Los procesos de sanación social, reconciliación y paz requieren un compromiso que perdure en el tiempo. Es un trabajo paciente de búsqueda -en misericordia- de la verdad y la justicia, que honra la memoria de las víctimas y que abre, paso a paso, una esperanza común, más fuerte que la venganza.
La verdadera reconciliación se logra de manera proactiva, formando una nueva sociedad basada en el servicio a los demás, más que en el deseo de dominar; una sociedad basada en compartir con los demás lo que uno posee, más que en la lucha egoísta de cada uno por la mayor riqueza posible; una sociedad en la que el valor de estar juntos como seres humanos es ciertamente más importante que cualquier grupo menor, ya sea familia, nación, etnia o cultura. El arduo compromiso de superar lo que nos divide sin perder la identidad de cada uno presupone que un sentido fundamental de pertenencia permanezca vivo en todos.
Además, la verdadera reconciliación no rehúye el conflicto, sino que se logra en el conflicto, superándolo a través del diálogo y la negociación transparente, sincera y paciente. Amar a un opresor no significa permitirle seguir siéndolo, sino intentar de diversas maneras que deje de oprimir, es quitarle ese poder que no sabe usar y que lo deforma como ser humano.
Perdonar no quiere decir permitirle seguir pisoteando su propia dignidad y la de los demás, ni dejar que un criminal siga dellinquiendo. Todo esto, sin embargo, con el enfoque de la no violencia, no al odio y ni la venganza. El perdón no implica olvidar, sino renunciar a ser dominados por la misma fuerza destructiva que nos ha lastimado. Al romper el círculo vicioso de la violencia, detenemos el avance de las fuerzas de destrucción. Cuando ha habido injusticias en ambos lados, debe reconocerse claramente que pueden no haber tenido la misma gravedad o pueden no haber sido comparables. La violencia por parte de las estructuras de poder y el Estado no está al mismo nivel que la violencia por parte de grupos particulares.
Hay una arquitectura de paz, en la que intervienen las diversas instituciones de la sociedad, cada una según su propia competencia, pero también hay un trabajo por paz que nos involucra a todos. Además, siempre es valioso incluir en nuestros procesos de paz la experiencia de sectores que, en muchas ocasiones, se han vuelto invisibles, para que sean precisamente las comunidades las que den color a los procesos de memoria colectiva. Para que esto suceda, estamos llamados a persistir en la lucha por fomentar la cultura del encuentro, que exige situar a la persona humana, su elevada dignidad y el respeto por el bien común en el centro de toda acción política.
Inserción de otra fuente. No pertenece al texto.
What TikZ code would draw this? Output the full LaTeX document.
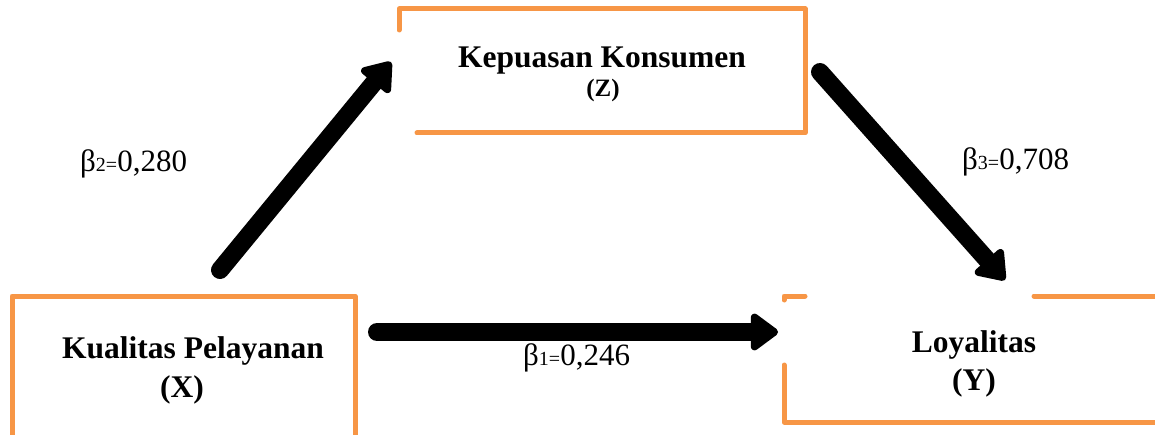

La opción por los pobres debe llevarnos a la amistad con los pobres, recordando que la inequidad y la falta de desarrollo humano integral no permiten generar paz.
Finalmente, el capítulo reflexiona sobre la guerra y la pena de muerte. Teniendo en cuenta la presencia de armas nucleares, químicas y biológicas y las enormes y crecientes posibilidades que ofrecen las nuevas tecnologías, a la guerra se le ha dado un poder destructivo incontrolable y, por lo tanto, ya no podemos pensar en la guerra como una solución. Hoy ya no es posible pensar en una «guerra justa», porque los riesgos siempre serán mayores que la hipotética utilidad que se le atribuye. Y si tenemos en cuenta las principales amenazas a la paz y la seguridad (por ejemplo, el terrorismo, los conflictos asimétricos, la ciberseguridad , los problemas ambientales, la pobreza) es evidente que la disuasión nuclear es inadecuada para responder eficazmente a estos desafíos. La eliminación total de las armas nucleares se convierte tanto en un desafío como en un imperativo moral y humanitario.
En nuestro mundo, a estas alturas, no solo hay partes de guerra en un país u otro, sino que estamos viviendo una guerra mundial en pedazos, porque el destino de los países está fuertemente conectado entre sí.
La pena de muerte es moralmente inadecuada y ya no es necesaria en términos penales, hoy se ha vuelto inadmisible. Los miedos y rencores conducen fácilmente a una comprensión vengativa de los castigos, en lugar de considerarlos como parte de un proceso de sanación y reintegración social. Ni siquiera el asesino pierde su dignidad personal y Dios mismo es el garante. El firme rechazo de la pena de muerte muestra hasta qué punto es posible reconocer la dignidad inalienable de todo ser humano y admitir que tiene su lugar en este mundo.